Dossier Ai

G7 alle dichiarazioni finali: “Sì all’intelligenza artificiale ma il lavoro va tutelato”

di Giovanni Vasso -


Sì all’intelligenza artificiale ma il lavoro va difeso: questo, in estrema sintesi, il contenuto della dichiarazione finale del G7 che s’è tenuto a Cagliari. I ministri a lavoro e occupazione dei Sette Grandi hanno convenuto una posizione interessante sul tema delle nuove tecnologie. Che è un argomento che appare nuovo ma non lo è dal momento che, per approcciarsi all’argomento caldissimo dei nostri tempi, il mondo ha avuto da che imparare dai problemi emersi dal laissez-faire garantito, per tanti e troppi anni, ai colossi del web. Accanto al tema dell’occupazione e della tutela dei posti di lavoro c’è quello degli investimenti in ricerca e innovazione. Un altro punto caldissimo, almeno per l’Europa, messo bene in luce dalle proposte avanzate dall’ex presidente Bce Mario Draghi per rilanciare l’economia della Ue.

“I benefici dell’intelligenza nel mondo del lavoro possono essere massimizzati e distribuiti equamente su tutta la popolazione solo quando i diritti umani e l’inclusione sociale saranno al centro”, mettono nero su bianco i ministri nella Dichiarazione finale. “Realizzare il pieno potenziale delle tecnologie Ia – si legge nel documento – richiede investimenti pubblici e privati ben mirati, inclusi in infrastrutture di intelligenza artificiale, riqualificazione e aggiornamento delle competenze, nonché nell’istruzione”. Insomma, gli investimenti devono essere “multidisciplinari” e aggiungono i sette ministri: “Per beneficiare appieno delle opportunità offerte dall’Ia, dobbiamo continuare a conciliare lo sviluppo tecnologico con la protezione dei diritti dei lavoratori e minimizzare i rischi potenziali per il mondo del lavoro, soprattutto per le persone in situazioni vulnerabili e marginalizzate”.
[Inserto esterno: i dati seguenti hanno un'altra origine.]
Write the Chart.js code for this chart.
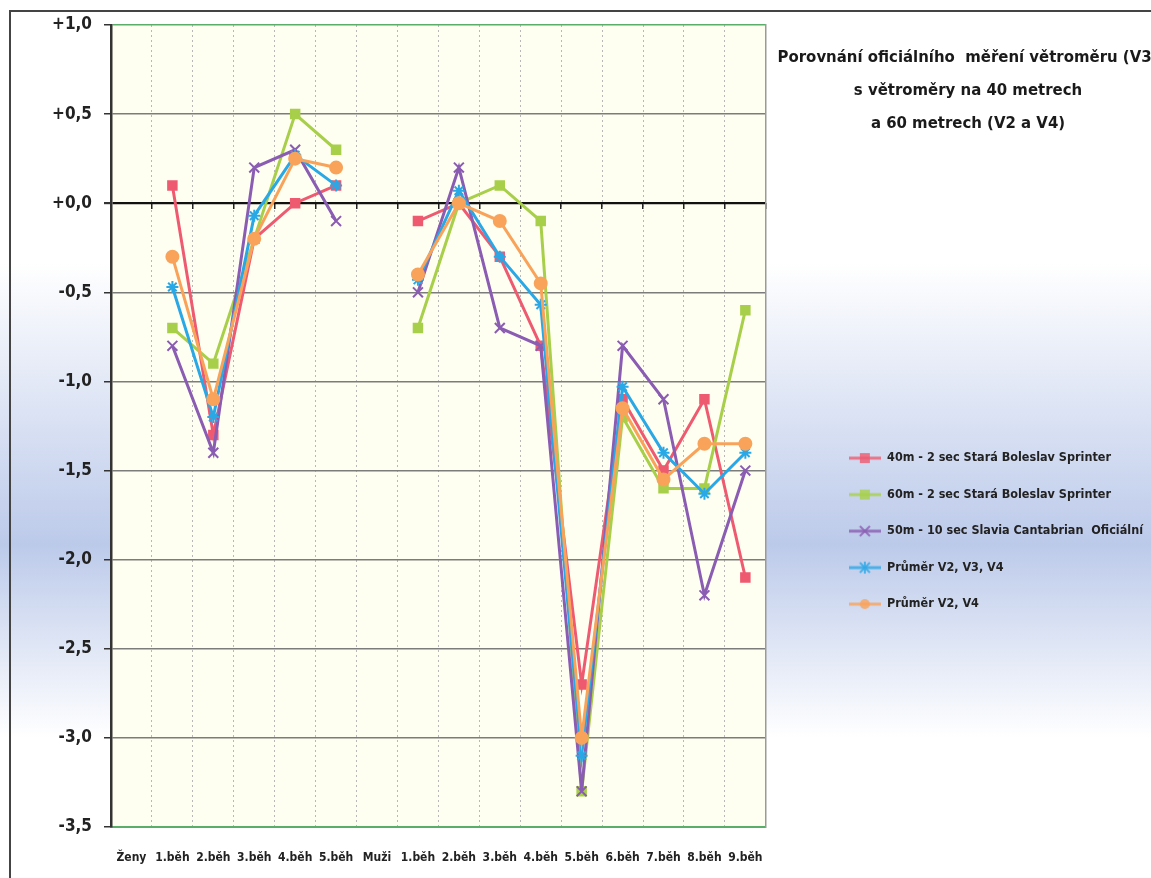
<!DOCTYPE html>
<html>
<head>
<meta charset="utf-8">
<title>Porovnání větroměrů</title>
<script src="https://cdn.jsdelivr.net/npm/chart.js@4/dist/chart.umd.min.js"></script>
<style>
  html, body {
    margin: 0;
    padding: 0;
    width: 1151px;
    height: 878px;
    overflow: hidden;
    background: linear-gradient(to bottom, #ffffff 0%, #ffffff 30%, #bccaea 62%, #ffffff 84%, #ffffff 100%);
    font-family: 'Liberation Sans Narrow', 'DejaVu Sans Condensed', 'Open Sans', sans-serif;
  }
  #frame {
    position: absolute;
    left: 9px;
    top: 10px;
    width: 1150px;
    height: 880px;
    border-top: 2px solid #444;
    border-left: 2px solid #444;
  }
  #wrap {
    position: absolute;
    left: 0;
    top: 0;
    width: 1151px;
    height: 878px;
  }
  #title {
    position: absolute;
    left: 772px;
    top: 40px;
    width: 392px;
    text-align: center;
    font-weight: bold;
    font-size: 16.6px;
    line-height: 33px;
    color: #1a1a1a;
    white-space: nowrap;
  }
</style>
</head>
<body>
<div id="frame"></div>
<div id="wrap"><canvas id="chart-wind"></canvas></div>
<div id="title">Porovnání oficiálního&nbsp; měření větroměru (V3)<br>s větroměry na 40 metrech<br>a 60 metrech (V2 a V4)</div>
<script>
// categories (Ženy / Muži blocks)
const categories = ['Ženy', '1.běh', '2.běh', '3.běh', '4.běh', '5.běh', 'Muži',
    '1.běh', '2.běh', '3.běh', '4.běh', '5.běh', '6.běh', '7.běh', '8.běh', '9.běh'];

// wind readings, m/s
const wind40m = [null, 0.1, -1.3, -0.2, 0.0, 0.1, null, -0.1, 0.0, -0.3, -0.8, -2.7, -1.1, -1.5, -1.1, -2.1];
const wind60m = [null, -0.7, -0.9, -0.2, 0.5, 0.3, null, -0.7, 0.0, 0.1, -0.1, -3.3, -1.2, -1.6, -1.6, -0.6];
const wind50m = [null, -0.8, -1.4, 0.2, 0.3, -0.1, null, -0.5, 0.2, -0.7, -0.8, -3.3, -0.8, -1.1, -2.2, -1.5];
const avgV2V3V4 = [null, -0.47, -1.2, -0.07, 0.27, 0.1, null, -0.43, 0.07, -0.3, -0.57, -3.1, -1.03, -1.4, -1.63, -1.4];
const avgV2V4 = [null, -0.3, -1.1, -0.2, 0.25, 0.2, null, -0.4, 0.0, -0.1, -0.45, -3.0, -1.15, -1.55, -1.35, -1.35];

const yTicks = [1, 0.5, 0, -0.5, -1, -1.5, -2, -2.5, -3, -3.5];

const FONT = "'Liberation Sans Narrow', 'DejaVu Sans Condensed', 'Open Sans', sans-serif";

const series = [
    {label: '40m - 2 sec Stará Boleslav Sprinter', data: wind40m, color: '#ee5a70', style: 'rect', order: 4},
    {label: '60m - 2 sec Stará Boleslav Sprinter', data: wind60m, color: '#a8cf4a', style: 'rect', order: 3},
    {label: '50m - 10 sec Slavia Cantabrian  Oficiální', data: wind50m, color: '#8a5cb2', style: 'crossRot', order: 2},
    {label: 'Průměr V2, V3, V4', data: avgV2V3V4, color: '#2aa8e6', style: 'star', order: 1},
    {label: 'Průměr V2, V4', data: avgV2V4, color: '#f9a35a', style: 'circle', order: 0}
];

// small line+marker image for the legend
function legendIcon(color, style) {
    const c = document.createElement('canvas');
    c.width = 32;
    c.height = 14;
    const g = c.getContext('2d');
    g.globalAlpha = 0.8;
    g.strokeStyle = color;
    g.fillStyle = color;
    g.lineWidth = 3;
    g.beginPath();
    g.moveTo(0, 7);
    g.lineTo(32, 7);
    g.stroke();
    g.lineWidth = 2;
    g.beginPath();
    if (style === 'rect') {
        g.fillRect(11, 2, 10, 10);
    } else if (style === 'circle') {
        g.arc(16, 7, 5, 0, Math.PI * 2);
        g.fill();
    } else if (style === 'crossRot') {
        g.moveTo(11, 2); g.lineTo(21, 12);
        g.moveTo(21, 2); g.lineTo(11, 12);
        g.stroke();
    } else {
        g.moveTo(11, 2); g.lineTo(21, 12);
        g.moveTo(21, 2); g.lineTo(11, 12);
        g.moveTo(16, 1); g.lineTo(16, 13);
        g.stroke();
    }
    return c;
}

function fmtTick(v) {
    const s = Math.abs(v).toFixed(1).replace('.', ',');
    return (v < 0 ? '-' : '+') + s;
}

const plotBackground = {
    id: 'plotBackground',
    beforeDraw(chart) {
        const {ctx, chartArea: a} = chart;
        ctx.save();
        ctx.fillStyle = '#fefef1';
        ctx.fillRect(a.left, a.top, a.width, a.height);
        ctx.restore();
    }
};

document.addEventListener('DOMContentLoaded', () => {
    const canvas = document.getElementById('chart-wind');
    canvas.width = 1151;
    canvas.height = 878;

    new Chart(canvas, {
        type: 'line',
        data: {
            labels: categories,
            datasets: series.map(s => ({
                label: s.label,
                data: s.data,
                borderColor: s.color,
                backgroundColor: s.color,
                pointBackgroundColor: s.color,
                pointBorderColor: s.color,
                pointStyle: s.style,
                pointRadius: s.style === 'crossRot' ? 7 : 6,
                pointBorderWidth: 2,
                borderWidth: 3,
                tension: 0,
                spanGaps: false,
                order: s.order
            }))
        },
        options: {
            responsive: false,
            animation: false,
            layout: {
                padding: {left: 10, top: 25, right: -2, bottom: 11}
            },
            plugins: {
                tooltip: {enabled: false},
                legend: {
                    position: 'right',
                    maxWidth: 420,
                    title: {
                        display: true,
                        text: ' ',
                        font: {size: 1},
                        padding: {top: 169, bottom: 0}
                    },
                    labels: {
                        usePointStyle: true,
                        pointStyleWidth: 32,
                        padding: 24,
                        color: '#222',
                        font: {family: FONT, size: 12.5, weight: 'bold'},
                        generateLabels: function(chart) {
                            return chart.data.datasets.map((ds, i) => ({
                                text: ds.label,
                                fillStyle: series[i].color,
                                strokeStyle: series[i].color,
                                fontColor: '#222',
                                pointStyle: legendIcon(series[i].color, series[i].style),
                                hidden: false,
                                lineWidth: 0,
                                datasetIndex: i
                            }));
                        }
                    }
                }
            },
            scales: {
                x: {
                    type: 'category',
                    offset: true,
                    grid: {
                        offset: true,
                        drawTicks: false,
                        color: '#b8b8b8',
                        lineWidth: 1
                    },
                    border: {display: true, color: '#5aae6a', width: 2, dash: [2, 3]},
                    ticks: {
                        autoSkip: false,
                        maxRotation: 0,
                        padding: 24,
                        color: '#222',
                        font: {family: FONT, size: 12, weight: 'bold'}
                    },
                    afterFit: scale => { scale.height = 40; }
                },
                xZero: {
                    type: 'category',
                    position: {y: 0},
                    offset: true,
                    grid: {
                        offset: true,
                        drawOnChartArea: false,
                        drawTicks: true,
                        tickLength: 6,
                        color: '#222',
                        lineWidth: 1.5
                    },
                    border: {display: false},
                    ticks: {display: true, color: 'rgba(0,0,0,0)', font: {size: 1}}
                },
                y: {
                    min: -3.5,
                    max: 1,
                    afterBuildTicks: scale => {
                        scale.ticks = yTicks.map(v => ({value: v}));
                    },
                    grid: {
                        drawTicks: true,
                        tickLength: 7,
                        tickColor: '#333',
                        color: c => {
                            const v = c.tick ? c.tick.value : null;
                            if (v === 0) return '#111';
                            if (v === 1 || v === -3.5) return '#5aae6a';
                            return '#7c7c7c';
                        },
                        lineWidth: c => (c.tick && c.tick.value === 0 ? 2.2 : 1.5)
                    },
                    border: {display: true, color: '#333', width: 2.5},
                    ticks: {
                        padding: 12,
                        color: '#222',
                        font: {family: FONT, size: 17, weight: 'bold'},
                        callback: v => fmtTick(v)
                    },
                    afterFit: scale => { scale.width = 101; }
                },
                yGap: {
                    position: 'right',
                    display: true,
                    grid: {display: false, drawTicks: false},
                    ticks: {display: false},
                    border: {display: true, color: '#9a9a9a', width: 1.5},
                    afterFit: scale => { scale.width = 59; }
                }
            }
        },
        plugins: [plotBackground]
    });
});
</script>
</body>
</html>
Qui c’è il busillis. “Questi rischi – si legge nella Dichiarazione finale – includono l’aumento delle disuguaglianze e delle discriminazioni, un impatto negativo sulla sicurezza e salute sul lavoro, inclusa la salute mentale, un indebolimento della rappresentanza dei lavoratori e del potere di contrattazione collettiva, l’uso improprio della sorveglianza digitale sui lavoratori, nonché minacce alla privacy e alla responsabilità nel mondo del lavoro”. Il merito è stato quello di aver sollevato questioni finora invisibili. Non solo la “sostituzione” di lavoratori con gli algoritmi ma pure i problemi connessi alla salute e alla qualità della vita, nonché al rispetto dei diritti dei lavoratori stessi. Anche questo è un argomento che è emerso dall’oblio “grazie” al dibattito che si sta sviluppando sugli Over the Top digitali e sulla necessità di regolamentare un settore che, altrimenti, sarebbe un vero e proprio far west. “Sottolineiamo che il dialogo sociale e la contrattazione collettiva possono aiutare a garantire un’adozione sicura, protetta e affidabile dell’Ia nel mondo del lavoro”, concludono i ministri. La cui sfida è semplice ma, allo stesso tempo, complicatissima: evitare che le nuove tecnologie contribuiscano a mettere un altro tassello, al G7 che s’è concluso a Cagliari, sulla bilancia del potere economico e quindi politico, a favore delle grandi multinazionali che, come dimostra Microsoft con i suoi ultimissimi licenziamenti a Blizzard, non si farebbero troppi scrupoli, pur di far felici gli azionisti, di abbattere i costi del lavoro (anche) facendo ricorso all’intelligenza artificiale.